Helping those in my community recover fair and reasonable compensation for their injuries, so they can focus on getting better and looking to the future.

“Sleeping It Off” In Your Parked Car Is Grounds For An Arrest

Most of us believe that if someone had too much to drink they have the option of “sleeping it off” in their parked car as a way to avoid a DUI arrest. And although this certainly seems logical, in Maryland, a person can still in fact get arrested and charged with a DUI even though they weren’t “driving” their car.

The reason this can happen is because “driving” for purposes of DUI law does not mean “driving” in the classic sense of the word. “Driving,” for legal purposes, is being in “actual physical control” of a vehicle.

The issue is if you were in “actual physical control” of your vehicle. Six factors are examined to determine this.

Factor 1: Whether or not the engine is running or the ignition is on

The strongest factor is whether there is evidence that you started or attempted to start the vehicle’s engine. If you started the engine or attempted to do so, it’s probable you will be found to be in control.

Factor 2: Whether and in what position the person is found in the vehicle

If you were in the driver’s seat it’s more likely you were in “actual physical control.”

If an officer were to see you in this position, it is reasonable for him or her to assume you got behind the wheel with the intention of driving. He or she has no way of knowing if you passed out while trying to start the car or if you just choose to sleep it off.

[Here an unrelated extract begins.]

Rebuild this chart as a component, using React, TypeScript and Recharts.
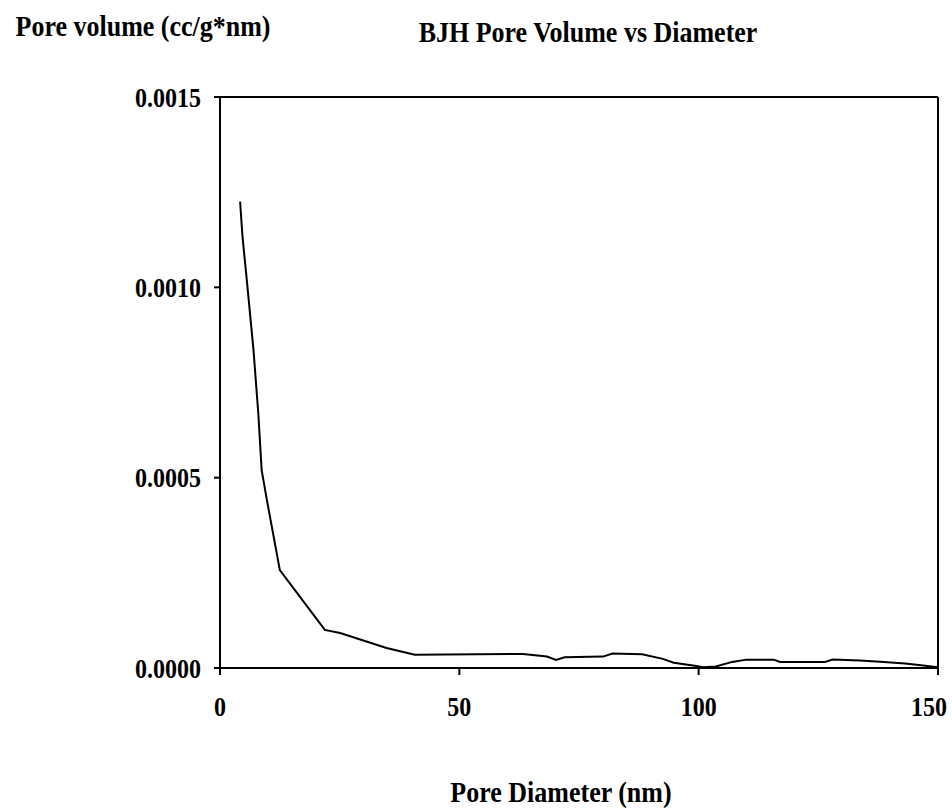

However, the position of the drivers seat is also important. If you are in the driver’s seat, was the seat reclined (indicating asleep and not in control) or positioned upright in driving position?

If you were in the back seat or a passenger seat that would tend to indicate you were not in control.

Factor 3: Whether the person is awake or asleep

If you were asleep in the back seat, under a blanket, this is stronger evidence you were not in “actual physical control,” even if the engine was running.

Factor 4: Where the vehicle’s ignition key is located

Is the key in the ignition–even if the engine isn’t turned on–or somewhere else? Courts are interested in how many steps away the person is from putting the vehicle in motion. If the key is already in the ignition and only needs to be turned to start the engine, that is more indicative of control than if the keys are in a pocket, purse, or anywhere else.

Just because you have not yet started the car does not mean you did not try it and then later changed your mind. The fact that they keys are actually in the ignition shows that you had every intention of driving when you entered the car, at least in the eyes of the law.

Factor 5: Where the vehicle’s headlights are on

If headlights are off you are less likely to be in “actual physical control”.

Factor 6: Whether the vehicle is located in the roadway or is legally parked

The location of the vehicle can also be a determinative factor. A court will look at whether your vehicle was parked legally, or for example stopped in the roadway, where the driver is obligated by law to move the vehicle, and because of this obligation could more readily be seen to be in “actual physical control.” Thus, it is clear from the factors above, that one can be charged and convicted of DUI/ DWI in Maryland without ever actually moving his or her vehicle. Getting into a cars driver’s seat, turning on the engine for heat, and falling asleep while drunk technically, legally, can expose you to alcohol related driving charges.